There are numerous, highly detailed discussions about Core i7 architecture elsewhere on the web, and rather than try to duplicate other tech writers fine efforts, links to a sampling of such articles follow:

Inside Nehalem by Daniel A. Begun - Hot Hardware - Mostly a walk-through guide of an Intel slide presentation about Nehalem, but is worthwhile as an introduction.

What you need to know about Intel's Nehalem CPU by Jon Stokes - Ars Technica - This is a succinct, well-written piece on the core features that the new architecture will eventually bring to Intel's entire x86 processor line.

Nehalem - Everything You Need to Know about Intel's New Architecture by Anandtech - The usual everything including the kitchen sink analysis by Anand, who already published a preview of Nehalem benchmarks during Computex a couple of months earlier: The Nehalem Preview: Intel Does It Again

Intel naturally has more than a few words about Core i7. They begin here, Next-Generation Intel Microarchitecture, with a summary of key features:

* Dynamic scalability, managed cores, threads, cache, interfaces, and power for energy-efficient performance on demand.
* Design and performance scalability for server, workstation, PC, and mobile demands with support for 2-8+ cores and up to 16+ threads with simultaneous multi-threading (SMT), and scalable cache sizes, system interconnects, and integrated memory controllers.
* Simultaneous multi-threading brings high-performance applications into mainstream computing with 1-16+ threads optimized for a new generation multi-core processor architecture.
* Scalable shared memory of Intel QuickPath technology features memory distributed to each processor with integrated memory controllers and high-speed point-to-point interconnects to unleash the performance of next-generation Intel® multi-core processors.
* Multi-level shared cache improves performance and efficiency by reducing latency to frequently used data.

AMD fans have noted that Intel has finally done what should have been done years ago: It has an integrated memory controller, a feature employed by AMD for several years with the very first Athlon 64s.
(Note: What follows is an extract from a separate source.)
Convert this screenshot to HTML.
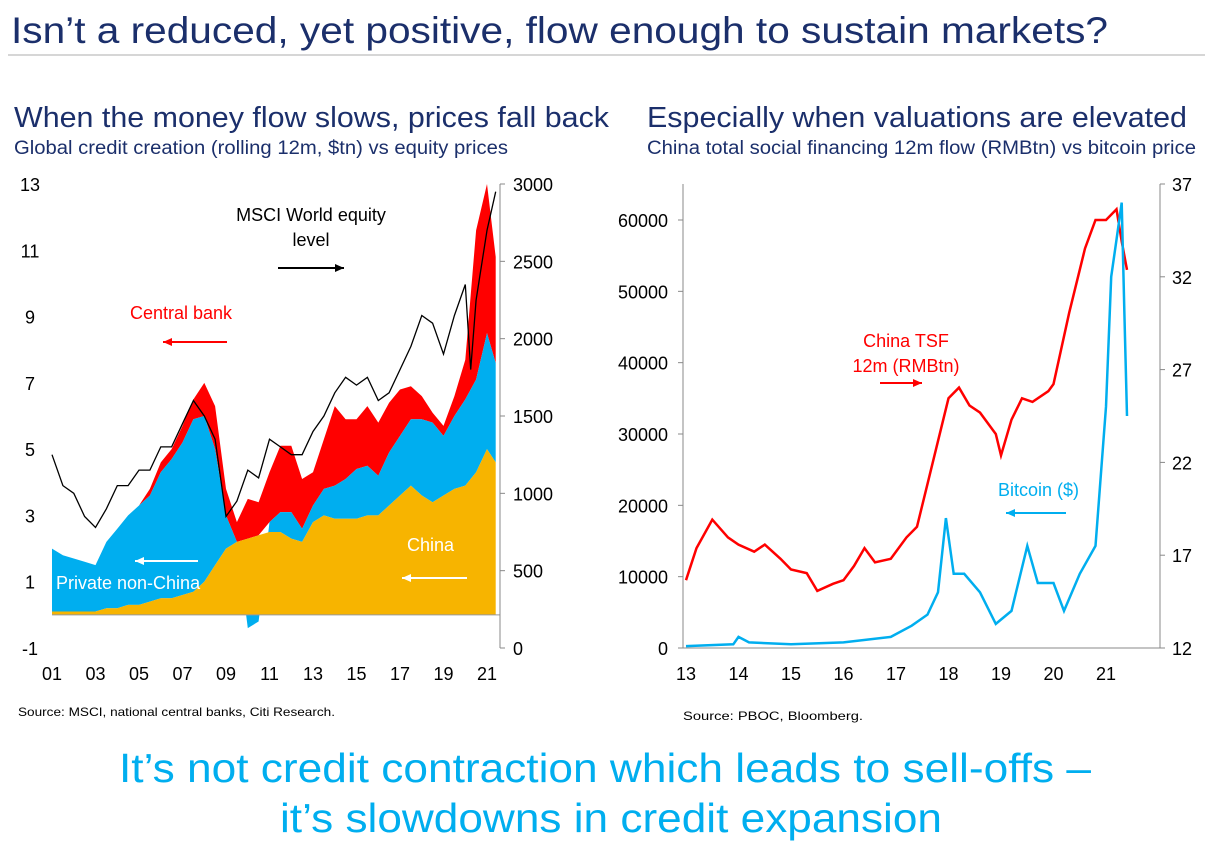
<!DOCTYPE html>
<html><head><meta charset="utf-8"><style>
body{margin:0;background:#fff;}
svg{display:block;font-family:"Liberation Sans",Arial,sans-serif;}
</style></head><body>
<svg id="s" width="1210" height="846" viewBox="0 0 1210 846" xmlns="http://www.w3.org/2000/svg">
<text x="11" y="43" font-size="37" fill="#1b2f6b" textLength="1097" lengthAdjust="spacingAndGlyphs">Isn’t a reduced, yet positive, flow enough to sustain markets?</text>
<line x1="8" y1="55" x2="1205" y2="55" stroke="#c8c8c8" stroke-width="1.5"/>
<text x="14" y="127" font-size="29" fill="#1b2f6b" textLength="595" lengthAdjust="spacingAndGlyphs">When the money flow slows, prices fall back</text>
<text x="14" y="154" font-size="19" fill="#1b2f6b" textLength="494" lengthAdjust="spacingAndGlyphs">Global credit creation (rolling 12m, $tn) vs equity prices</text>
<text x="647" y="127" font-size="29" fill="#1b2f6b" textLength="540" lengthAdjust="spacingAndGlyphs">Especially when valuations are elevated</text>
<text x="647" y="154" font-size="19" fill="#1b2f6b" textLength="549" lengthAdjust="spacingAndGlyphs">China total social financing 12m flow (RMBtn) vs bitcoin price</text>
<g id="left"></g>
<g id="right"></g>
<text x="18" y="716" font-size="12" fill="#000" textLength="317" lengthAdjust="spacingAndGlyphs">Source: MSCI, national central banks, Citi Research.</text>
<text x="683" y="720" font-size="12" fill="#000" textLength="180" lengthAdjust="spacingAndGlyphs">Source: PBOC, Bloomberg.</text>
<text x="605" y="782" font-size="41" fill="#00aeef" text-anchor="middle" textLength="972" lengthAdjust="spacingAndGlyphs">It’s not credit contraction which leads to sell-offs –</text>
<text x="611" y="832" font-size="41" fill="#00aeef" text-anchor="middle" textLength="662" lengthAdjust="spacingAndGlyphs">it’s slowdowns in credit expansion</text>
</svg>
<script>
// Left chart data (half-yearly)
const leftYears=[2001,2001.5,2002,2002.5,2003,2003.5,2004,2004.5,2005,2005.5,2006,2006.5,2007,2007.5,2008,2008.5,2009,2009.5,2010,2010.5,2011,2011.5,2012,2012.5,2013,2013.5,2014,2014.5,2015,2015.5,2016,2016.5,2017,2017.5,2018,2018.5,2019,2019.5,2020,2020.5,2021,2021.4];
const chinaFlow=[0.1,0.1,0.1,0.1,0.1,0.2,0.2,0.3,0.3,0.4,0.5,0.5,0.6,0.7,1.0,1.5,2.0,2.2,2.3,2.4,2.5,2.5,2.3,2.2,2.8,3.0,2.9,2.9,2.9,3.0,3.0,3.3,3.6,3.9,3.6,3.4,3.6,3.8,3.9,4.3,5.0,4.6];
const privateFlow=[1.9,1.7,1.6,1.5,1.4,2.0,2.4,2.7,3.0,3.2,3.8,4.2,4.6,5.2,5.0,3.5,1.0,0.0,-0.4,-0.2,0.3,0.6,0.8,0.4,0.5,0.8,1.0,1.2,1.5,1.5,1.2,1.6,1.8,2.0,2.3,2.4,1.8,2.2,2.6,2.8,3.5,3.0];
const centralBankFlow=[0,0,0,0,0,0,0,0,0,0.2,0.3,0.3,0.5,0.6,1.0,1.3,0.8,0.6,1.2,1.0,1.5,2.0,2.0,1.5,1.0,1.5,2.4,1.8,1.5,1.8,1.6,1.5,1.4,1.0,0.7,0.3,0.3,0.6,1.2,4.5,4.5,3.2];
const msciYears=[2001,2001.5,2002,2002.5,2003,2003.5,2004,2004.5,2005,2005.5,2006,2006.5,2007,2007.5,2008,2008.5,2009,2009.5,2010,2010.5,2011,2011.5,2012,2012.5,2013,2013.5,2014,2014.5,2015,2015.5,2016,2016.5,2017,2017.5,2018,2018.5,2019,2019.5,2020,2020.25,2020.5,2021,2021.4];
const msciLevel=[1250,1050,1000,850,780,900,1050,1050,1150,1150,1300,1300,1450,1600,1500,1350,850,950,1150,1100,1350,1300,1250,1250,1400,1500,1650,1750,1700,1750,1600,1650,1800,1950,2150,2100,1900,2150,2350,1800,2250,2700,2950];
const leftTicks=[13,11,9,7,5,3,1,-1];
const leftRightTicks=[3000,2500,2000,1500,1000,500,0];
const leftXTicks=["01","03","05","07","09","11","13","15","17","19","21"];
// Right chart data
const tsfYears=[2013,2013.2,2013.5,2013.8,2014,2014.3,2014.5,2014.8,2015,2015.3,2015.5,2015.8,2016,2016.2,2016.4,2016.6,2016.9,2017.2,2017.4,2017.6,2017.8,2018,2018.2,2018.4,2018.6,2018.9,2019,2019.2,2019.4,2019.6,2019.9,2020,2020.3,2020.6,2020.8,2021,2021.2,2021.3,2021.4];
const tsfValues=[9500,14000,18000,15500,14500,13500,14500,12500,11000,10500,8000,9000,9500,11500,14000,12000,12500,15500,17000,23000,29000,35000,36500,34000,33000,30000,27000,32000,35000,34500,36000,37000,47000,56000,60000,60000,61500,57000,53000];
const btcYears=[2013,2013.9,2014,2014.2,2015,2016,2016.9,2017.3,2017.6,2017.8,2017.95,2018.1,2018.3,2018.6,2018.9,2019.2,2019.5,2019.7,2020,2020.2,2020.5,2020.8,2021,2021.1,2021.2,2021.3,2021.35,2021.4];
const btcValues=[12.1,12.2,12.6,12.3,12.2,12.3,12.6,13.2,13.8,15,19,16,16,15,13.3,14,17.5,15.5,15.5,14,16,17.5,25,32,34,36,30,24.5];
const rightLeftTicks=[60000,50000,40000,30000,20000,10000,0];
const rightRightTicks=[37,32,27,22,17,12];
const rightXTicks=[13,14,15,16,17,18,19,20,21];

const NS="http://www.w3.org/2000/svg";
function mk(parent,tag,attrs,txt){const e=document.createElementNS(NS,tag);for(const k in attrs)e.setAttribute(k,attrs[k]);if(txt!==undefined)e.textContent=txt;parent.appendChild(e);return e;}

// LEFT
const L=document.getElementById('left');
const lx=y=>52+(y-2001)*21.75;
const ly=v=>648-(v+1)*33.143;
const lr=v=>648-v*464/3000;
function areaPath(lower,upper){let d='';leftYears.forEach((t,i)=>{d+=(i?'L':'M')+lx(t).toFixed(1)+','+ly(upper[i]).toFixed(1);});for(let i=leftYears.length-1;i>=0;i--)d+='L'+lx(leftYears[i]).toFixed(1)+','+ly(lower[i]).toFixed(1);return d+'Z';}
const zero=leftYears.map(()=>0);
const privLo=leftYears.map((t,i)=>privateFlow[i]>=0?chinaFlow[i]:privateFlow[i]);
const privHi=leftYears.map((t,i)=>privateFlow[i]>=0?chinaFlow[i]+privateFlow[i]:0);
const cbLo=leftYears.map((t,i)=>chinaFlow[i]+Math.max(privateFlow[i],0));
const cbHi=leftYears.map((t,i)=>cbLo[i]+centralBankFlow[i]);
let p=mk(L,'path',{d:areaPath(cbLo,cbHi),fill:'#ff0000'});


p=mk(L,'path',{d:areaPath(privLo,privHi),fill:'#00aeef'});


p=mk(L,'path',{d:areaPath(zero,chinaFlow),fill:'#f7b400'});


p=mk(L,'line',{x1:52,x2:500,y1:ly(0),y2:ly(0),stroke:'#999','stroke-width':1});


let d='';msciYears.forEach((t,i)=>{d+=(i?'L':'M')+lx(t).toFixed(1)+','+lr(msciLevel[i]).toFixed(1);});
p=mk(L,'path',{d:d,fill:'none',stroke:'#000','stroke-width':1.3});


p=mk(L,'line',{x1:500,x2:500,y1:184,y2:648,stroke:'#888'});


leftTicks.forEach(v=>{const t=mk(L,'text',{x:30,y:ly(v)+7,'font-size':18,'text-anchor':'middle'},String(v));

});
leftRightTicks.forEach(v=>{const t=mk(L,'text',{x:513,y:lr(v)+7,'font-size':18},String(v));


mk(L,'line',{x1:500,x2:505,y1:lr(v),y2:lr(v),stroke:'#888'});});
leftXTicks.forEach((s,i)=>{const t=mk(L,'text',{x:lx(2001+2*i),y:680,'font-size':18,'text-anchor':'middle'},s);

});
function arrow(g,x1,x2,y,c,name){const gg=mk(g,'g',{});


mk(gg,'line',{x1:x1,x2:x2,y1:y,y2:y,stroke:c,'stroke-width':2});const dir=x2>x1?1:-1;
mk(gg,'path',{d:`M${x2},${y}L${x2-dir*9},${y-4}L${x2-dir*9},${y+4}Z`,fill:c});}
let t=mk(L,'text',{x:311,y:221,'font-size':18,'text-anchor':'middle'},'MSCI World equity');


t=mk(L,'text',{x:311,y:246,'font-size':18,'text-anchor':'middle'},'level');


arrow(L,278,344,268,'#000','msci-arrow');
t=mk(L,'text',{x:130,y:319,'font-size':18,fill:'#ff0000'},'Central bank');


arrow(L,227,163,342,'#ff0000','central-bank-arrow');
t=mk(L,'text',{x:56,y:589,'font-size':18,fill:'#fff'},'Private non-China');


arrow(L,198,135,561,'#fff','private-arrow');
t=mk(L,'text',{x:407,y:551,'font-size':18,fill:'#fff'},'China');


arrow(L,467,402,578,'#fff','china-arrow');

// RIGHT
const R=document.getElementById('right');
const rx=y=>686+(y-2013)*52.5;
const ryl=v=>648-v*428/60000;
const ryr=v=>648-(v-12)*464/25;
p=mk(R,'path',{d:'M683,184L683,648L1160,648L1160,184',fill:'none',stroke:'#888'});


d='';tsfYears.forEach((y,i)=>{d+=(i?'L':'M')+rx(y).toFixed(1)+','+ryl(tsfValues[i]).toFixed(1);});
p=mk(R,'path',{d:d,fill:'none',stroke:'#ff0000','stroke-width':2.5});


d='';btcYears.forEach((y,i)=>{d+=(i?'L':'M')+rx(y).toFixed(1)+','+ryr(btcValues[i]).toFixed(1);});
p=mk(R,'path',{d:d,fill:'none',stroke:'#00aeef','stroke-width':2.5});


rightLeftTicks.forEach(v=>{const t=mk(R,'text',{x:668,y:ryl(v)+7,'font-size':18,'text-anchor':'end'},String(v));


mk(R,'line',{x1:678,x2:683,y1:ryl(v),y2:ryl(v),stroke:'#888'});});
rightRightTicks.forEach(v=>{const t=mk(R,'text',{x:1182,y:ryr(v)+7,'font-size':18,'text-anchor':'middle'},String(v));


mk(R,'line',{x1:1160,x2:1165,y1:ryr(v),y2:ryr(v),stroke:'#888'});});
rightXTicks.forEach(v=>{const t=mk(R,'text',{x:rx(2000+v),y:680,'font-size':18,'text-anchor':'middle'},String(v));

});
t=mk(R,'text',{x:906,y:347,'font-size':18,fill:'#ff0000','text-anchor':'middle'},'China TSF');


t=mk(R,'text',{x:906,y:372,'font-size':18,fill:'#ff0000','text-anchor':'middle'},'12m (RMBtn)');


arrow(R,880,922,383,'#ff0000','tsf-arrow');
t=mk(R,'text',{x:998,y:496,'font-size':18,fill:'#00aeef'},'Bitcoin ($)');


arrow(R,1066,1006,513,'#00aeef','bitcoin-arrow');
</script>
</body></html>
Note that the first Core i7s will ship with a triple-channel DDR3 memory controller. This means that DDR3 DIMMs must be installed in sets of three to take advantage of the full memory bandwidth. Later versions will ship with two active controllers, but the triple-channel controller will be retained for high end and server CPUs.

This is only one of many features in Core i7 that require significant changes from existing Intel platforms. Heatsink makers will be delighted about the change to a new 1366 pin socket and larger CPU housing that require a bigger heatsink. Existing heatsinks will probably not be adaptable to the new socket, making possible a whole new round of heatsink sales to enthusiasts. The push-pin mounting mechanism from LGA-775 is apparently being used with LGA1366, which is disappointing for most hardware enthusiasts.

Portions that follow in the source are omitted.